11. La cour d'appel, après avoir examiné l'ensemble des griefs énoncés à la lettre de licenciement, a relevé qu'elle faisait état de griefs relevant d'une insuffisance professionnelle non fautive et d'autres faits caractérisant des manquements volontaires constitués par l'absence de mise en place d'indicateurs d'amélioration continue sur deux secteurs, malgré les demandes formées en mai 2018 et d'autres manquements fautifs dont un manque d'implication en matière de sécurité, ce dont elle a pu déduire que le licenciement avait été prononcé pour des motifs disciplinaires.
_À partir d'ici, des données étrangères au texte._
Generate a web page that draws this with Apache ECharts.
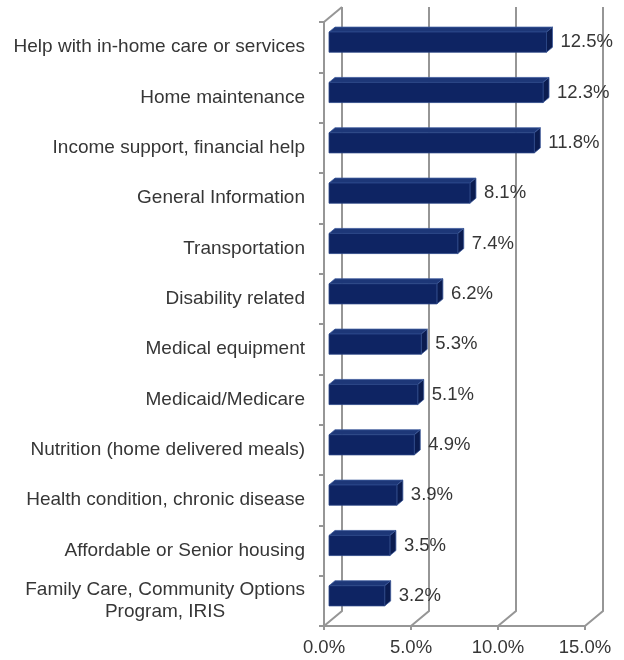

12. Exerçant les pouvoirs qu'elle tient de l'article L. 1235-1 du code du travail, elle a décidé que le licenciement était fondé sur une cause réelle et sérieuse.
13. Le moyen n'est donc pas fondé.
PAR CES MOTIFS, et sans qu'il y ait lieu de statuer sur le pourvoi incident, qui n'est qu'éventuel, la Cour :
REJETTE le pourvoi ;
Condamne M. [W] aux dépens ;
En application de l'article 700 du code de procédure civile, rejette les demandes ;
Ainsi fait et jugé par la Cour de cassation, chambre sociale, et prononcé publiquement le six mai deux mille vingt-cinq par mise à disposition de l'arrêt au greffe de la Cour, les parties ayant été préalablement avisées dans les conditions prévues au deuxième alinéa de l'article 450 du code de procédure civile.